Dr. Faintuch also has an international presence. In 1979, he was awarded a grant by the International Union Against Cancer (Switzerland) to study pancreatic cancer at Memorial Sloan Kettering Cancer Center in New York. In 1981, he became an International Guest Scholar of the American College of Surgeons and visited universities in the USA and Canada. In 1982, he was the Visiting Professor at the Faculty of Medicine of the University of Limburg, Maastricht, The Netherlands. In 1995, he was invited by the late Prof. Robert Wesdorp to be the Visiting Professor at the Medical School of the Free University of Amsterdam. Dr. Faintuch has also maintained links with Japan as well, partly because Sao Paulo, Brazil, has the largest Japanese community outside of Japan. In this sense, he has served as a Guest Speaker at both the Japanese Society of Surgical Metabolism and Nutrition, and the International Federation for the Surgery of Obesity-Asia Pacific Chapter (IFSO-APC). He has also has been invited to speak at several IFSO conferences.

For many reasons, the most groundbreaking trips for Dr. Faintuch were his trips to Canada in the 1970s and 1980s. Prof. Mervyn Deitel, who also started his career in the field of parenteral and enteral nutrition, was developing and expanding the bariatric program at St Joseph’s Hospital, University of Toronto. For Dr. Faintuch, Dr. Deitel became a mentor and a close personal friend.

Dr. Faintuch is currently a Senior Professor of Gastrointestinal Surgery in the Department of Gastroenterology, Sao Paulo University Medical School. He has developed a teaching curriculum and mentored over 40 candidates for Master or PhD degrees at the University of Sao Paulo. Dr. Faintuch has published over 250 articles cited at Pubmed/Medline and is the editor of eight books. His Google scholar “h” index is 31, and some of his most cited articles concern classic nutritional complications after bariatric surgery, such as Wernicke-Korsakoff syndrome, protein-calorie malnutrition, and other deficiencies. He has also published many articles on other topics such as non-alcoholic fatty liver disease, endoscopic double-balloon investigation of the excluded stomach after gastric bypass, as well as functional shifts in morbid obesity, involving gait, posture, and pulmonary function. He currently is an Associate Editor for the Journals Obesity Surgery and Clinical Nutrition, and he reviews articles for the International Journal of Obesity, the Journal of Parenteral and Enteral Nutrition, the World Journal of Gastroenterology, Artificial Organs, and the American Journal of Hypertension.

Dr. Faintuch is an Honorary Member of three medical societies and has acted as advisor for educational agencies of two foreign governments. Since 2015, he is the vice-president of the Ethics in Research Committee (Internal Review Board), Hospital das Clinicas, which is the largest in Latin America.

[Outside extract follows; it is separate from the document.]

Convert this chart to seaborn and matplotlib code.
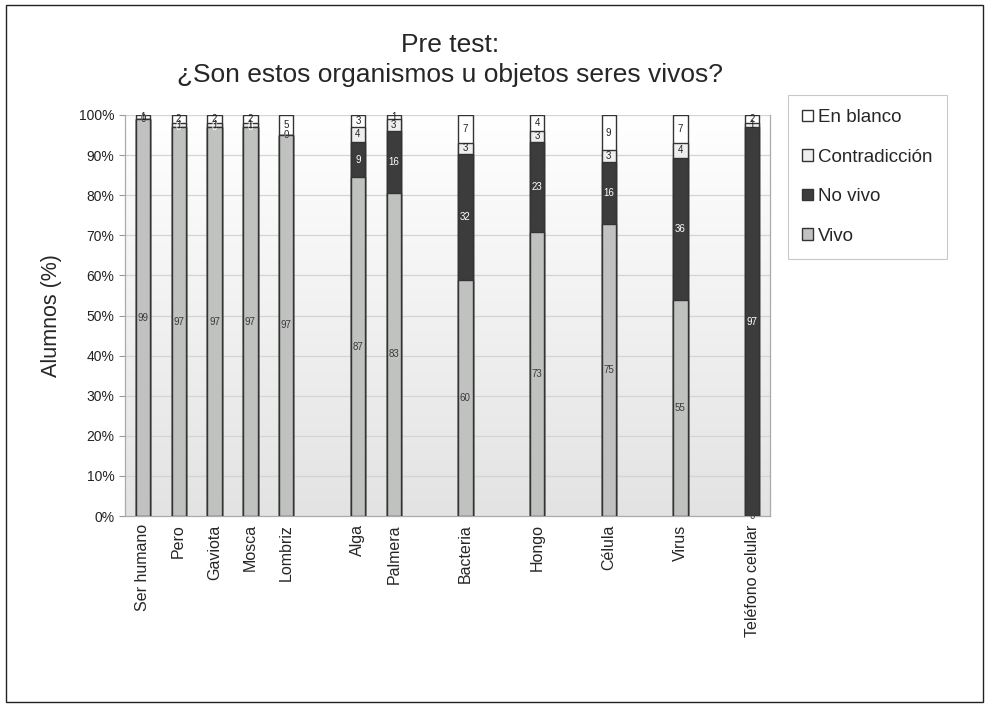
# Pre test: stacked 100% bars of student answers per organism/object
import numpy as np
import pandas as pd
import seaborn as sns
import matplotlib.pyplot as plt
from matplotlib.patches import Patch, Rectangle
from matplotlib.colors import LinearSegmentedColormap

# ---------------- data ----------------
categorias = ["Ser humano", "Pero", "Gaviota", "Mosca", "Lombriz",
              "Alga", "Palmera", "Bacteria", "Hongo", "Célula", "Virus",
              "Teléfono celular"]
# slot on the x axis (the original sheet had empty columns between groups)
slots = [0, 1, 2, 3, 4, 6, 7, 9, 11, 13, 15, 17]

vivo = [99, 97, 97, 97, 97, 87, 83, 60, 73, 75, 55, 0]
no_vivo = [0, 0, 0, 0, 0, 9, 16, 32, 23, 16, 36, 97]
contradiccion = [0, 1, 1, 1, 0, 4, 3, 3, 3, 3, 4, 1]
en_blanco = [1, 2, 2, 2, 5, 3, 1, 7, 4, 9, 7, 2]

series = ["Vivo", "No vivo", "Contradicción", "En blanco"]
colores = {"Vivo": "#c0c2c0", "No vivo": "#3c3c3c",
           "Contradicción": "#eeeeee", "En blanco": "#ffffff"}
color_txt = {"Vivo": "#3a3a3a", "No vivo": "#ffffff",
             "Contradicción": "#222222", "En blanco": "#222222"}

df = pd.DataFrame({"cat": categorias, "pos": slots, "Vivo": vivo,
                   "No vivo": no_vivo, "Contradicción": contradiccion,
                   "En blanco": en_blanco})
total = df[series].sum(axis=1)
pct = df[series].div(total, axis=0) * 100
cum = pct.cumsum(axis=1)

# ---------------- plot ----------------
sns.set_style("white")
plt.rcParams["font.family"] = ["Liberation Sans", "DejaVu Sans"]

fig = plt.figure(figsize=(9.89, 7.08), dpi=100)
ax = fig.add_axes([125 / 989, 1 - 516 / 708, 645 / 989, 401 / 708])

# gradient background of the plot area (white on top, light grey below)
fondo = LinearSegmentedColormap.from_list("fondo", ["#e3e3e3", "#ffffff"])
grad = np.linspace(1, 0, 256).reshape(-1, 1)
ax.imshow(grad, extent=(-0.5, 17.5, 0, 100), aspect="auto", cmap=fondo,
          vmin=0, vmax=1, zorder=0, origin="upper")

for y in range(10, 101, 10):
    ax.axhline(y, color="#d4d4d4", lw=0.9, zorder=1)

# draw stacked bars as overlapping cumulative bars (tallest first)
for s in reversed(series):
    sns.barplot(x=df["pos"], y=cum[s], native_scale=True, ax=ax,
                color=colores[s], edgecolor="#333333", linewidth=1.0,
                width=0.4, saturation=1, zorder=3)

# data labels
for i in range(len(df)):
    for s in series:
        centro = cum[s].iloc[i] - pct[s].iloc[i] / 2
        ax.text(df["pos"].iloc[i], centro, str(df[s].iloc[i]),
                ha="center", va="center", fontsize=7,
                color=color_txt[s], zorder=5)

ax.set_xlim(-0.5, 17.5)
ax.set_ylim(0, 100)
ax.set_yticks(range(0, 101, 10))
ax.set_yticklabels([f"{v}%" for v in range(0, 101, 10)], fontsize=10,
                   color="#222222")
ax.set_xticks(slots)
ax.set_xticklabels(categorias, rotation=90, fontsize=11.5)
ax.set_xticks(np.arange(-0.5, 18, 1), minor=True)
ax.tick_params(axis="x", which="major", length=0, pad=6)
ax.tick_params(axis="x", which="minor", length=4, color="#999999",
               direction="out")
ax.tick_params(axis="y", length=4, color="#999999", direction="out",
               left=True)
ax.set_xlabel("")
ax.set_ylabel("Alumnos (%)", fontsize=15.5, labelpad=12)

for side in ["left", "bottom", "right"]:
    ax.spines[side].set_color("#aaaaaa")
    ax.spines[side].set_linewidth(0.9)
ax.spines["top"].set_visible(False)

fig.text(450 / 989, 1 - 60 / 708,
         "Pre test:\n¿Son estos organismos u objetos seres vivos?",
         ha="center", va="center", fontsize=19, linespacing=1.3)

handles = [Patch(facecolor=colores[s], edgecolor="#333333", label=s)
           for s in reversed(series)]
leg = fig.legend(handles=handles, loc="upper left",
                 bbox_to_anchor=(788 / 989, 1 - 95 / 708), frameon=True,
                 fancybox=False, edgecolor="#bbbbbb", fontsize=13.5,
                 handlelength=0.6, handleheight=0.6, handletextpad=0.25,
                 labelspacing=1.2, borderpad=0.75, borderaxespad=0)
leg.get_frame().set_linewidth(0.8)

# thin frame around the whole picture
fig.patches.append(Rectangle((0.006, 0.008), 0.988, 0.985,
                             transform=fig.transFigure, fill=False,
                             edgecolor="#222222", lw=1.0))

fig.savefig("out.png", dpi=100)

Joel Faintuch lives in Sao Paulo, Brazil, with his wife Bluma, a scientist in the field of radiopharmacy. His older son Solomon lives in Boston, where he is Clinical Director of Interventional Radiology, Beth Israel Deaconess Medical Center, Harvard Medical School. His younger son Daniel also resides in the USA (Cleveland), where he is the vice-president of a start-up company in the field of robotics. Currently, one of the most challenging activities for Joel, who is not sedentary but was also never a sportsman or a compulsive traveler, is managing to have family reunions, given the distance and busy schedules of him and all of his family members. Such a gathering often requires more planning than a large clinical trial!